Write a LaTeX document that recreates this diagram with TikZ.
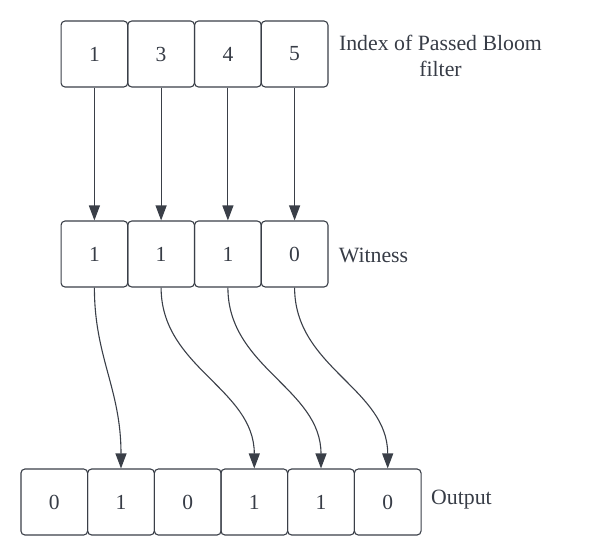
\documentclass[tikz,border=0pt]{standalone}
\usepackage{fontspec}
\setmainfont{Liberation Serif}
\usetikzlibrary{arrows.meta}
\definecolor{ln}{RGB}{58,63,72}
\definecolor{tx}{RGB}{55,60,70}
\begin{document}
\begin{tikzpicture}[x=1pt,y=-1pt,
  cell/.style={draw=ln,line width=1.1pt,rounded corners=4pt,minimum width=66.7pt,minimum height=66pt,inner sep=0pt,text=tx,font=\fontsize{21.5}{25}\selectfont},
  lbl/.style={text=tx,font=\fontsize{21.8}{26.5}\selectfont,align=center,inner sep=0pt},
  arr/.style={draw=ln,line width=1.1pt,-{Triangle[length=15pt,width=11pt]}}]
\useasboundingbox (0,0) rectangle (600,555);
% top row
\node[cell] (t1) at (94.4,54) {1};
\node[cell] (t2) at (161.1,54) {3};
\node[cell] (t3) at (227.9,54) {4};
\node[cell] (t4) at (294.6,54) {5};
% witness row
\node[cell] (w1) at (94.4,254) {1};
\node[cell] (w2) at (161.1,254) {1};
\node[cell] (w3) at (227.9,254) {1};
\node[cell] (w4) at (294.6,254) {0};
% output row
\node[cell] (o1) at (54.3,502) {0};
\node[cell] (o2) at (121,502) {1};
\node[cell] (o3) at (187.7,502) {0};
\node[cell] (o4) at (254.3,502) {1};
\node[cell] (o5) at (321,502) {1};
\node[cell] (o6) at (387.7,502) {0};
% labels
\node[lbl] (lidx) at (440.5,56) {Index of Passed Bloom\\filter};
\node[lbl] (lwit) at (373.5,255) {Witness};
\node[lbl] (lout) at (461.5,500) {Output};
% arrows
\draw[arr] (t1.south) -- (w1.north);
\draw[arr] (t2.south) -- (w2.north);
\draw[arr] (t3.south) -- (w3.north);
\draw[arr] (t4.south) -- (w4.north);
\draw[arr] (w1.south) .. controls +(0,70) and +(0,-80) .. (o2.north);
\draw[arr] (w2.south) .. controls +(0,80) and +(0,-80) .. (o4.north);
\draw[arr] (w3.south) .. controls +(0,80) and +(0,-80) .. (o5.north);
\draw[arr] (w4.south) .. controls +(0,80) and +(0,-80) .. (o6.north);
\end{tikzpicture}
\end{document}
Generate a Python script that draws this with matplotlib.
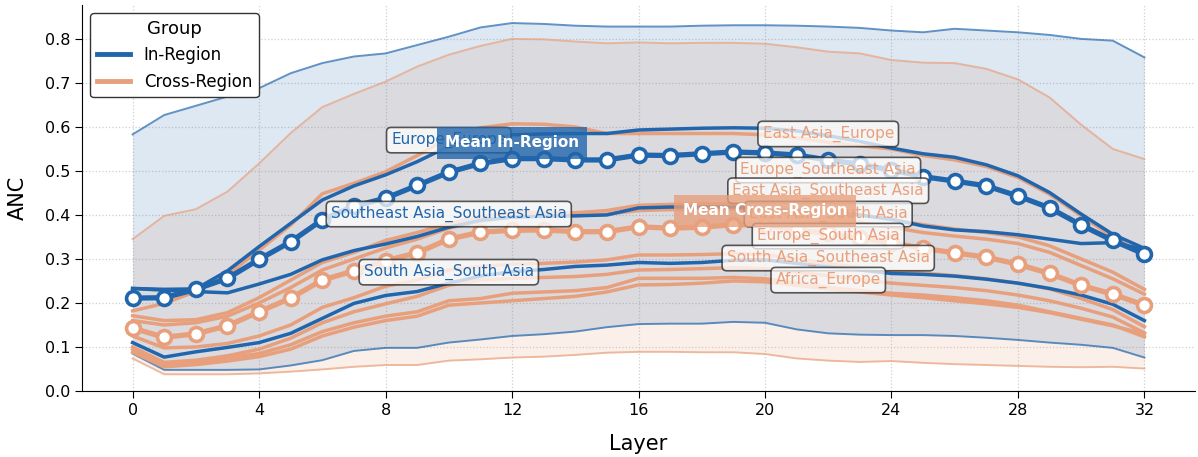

WHAT NEEDS TO BE DONE:
Print every entry exactly as written, without the pictures.

WRITTEN RESPONSE:
Write a LaTeX document that recreates this diagram with TikZ.
\documentclass[tikz,border=0pt]{standalone}
\usepackage{fontspec}
\setmainfont{Liberation Serif}
\usetikzlibrary{arrows.meta}
\definecolor{ln}{RGB}{58,63,72}
\definecolor{tx}{RGB}{55,60,70}
\begin{document}
\begin{tikzpicture}[x=1pt,y=-1pt,
  cell/.style={draw=ln,line width=1.1pt,rounded corners=4pt,minimum width=66.7pt,minimum height=66pt,inner sep=0pt,text=tx,font=\fontsize{21.5}{25}\selectfont},
  lbl/.style={text=tx,font=\fontsize{21.8}{26.5}\selectfont,align=center,inner sep=0pt},
  arr/.style={draw=ln,line width=1.1pt,-{Triangle[length=15pt,width=11pt]}}]
\useasboundingbox (0,0) rectangle (600,555);
% top row
\node[cell] (t1) at (94.4,54) {1};
\node[cell] (t2) at (161.1,54) {3};
\node[cell] (t3) at (227.9,54) {4};
\node[cell] (t4) at (294.6,54) {5};
% witness row
\node[cell] (w1) at (94.4,254) {1};
\node[cell] (w2) at (161.1,254) {1};
\node[cell] (w3) at (227.9,254) {1};
\node[cell] (w4) at (294.6,254) {0};
% output row
\node[cell] (o1) at (54.3,502) {0};
\node[cell] (o2) at (121,502) {1};
\node[cell] (o3) at (187.7,502) {0};
\node[cell] (o4) at (254.3,502) {1};
\node[cell] (o5) at (321,502) {1};
\node[cell] (o6) at (387.7,502) {0};
% labels
\node[lbl] (lidx) at (440.5,56) {Index of Passed Bloom\\filter};
\node[lbl] (lwit) at (373.5,255) {Witness};
\node[lbl] (lout) at (461.5,500) {Output};
% arrows
\draw[arr] (t1.south) -- (w1.north);
\draw[arr] (t2.south) -- (w2.north);
\draw[arr] (t3.south) -- (w3.north);
\draw[arr] (t4.south) -- (w4.north);
\draw[arr] (w1.south) .. controls +(0,70) and +(0,-80) .. (o2.north);
\draw[arr] (w2.south) .. controls +(0,80) and +(0,-80) .. (o4.north);
\draw[arr] (w3.south) .. controls +(0,80) and +(0,-80) .. (o5.north);
\draw[arr] (w4.south) .. controls +(0,80) and +(0,-80) .. (o6.north);
\end{tikzpicture}
\end{document}
Generate a Python script that draws this with matplotlib.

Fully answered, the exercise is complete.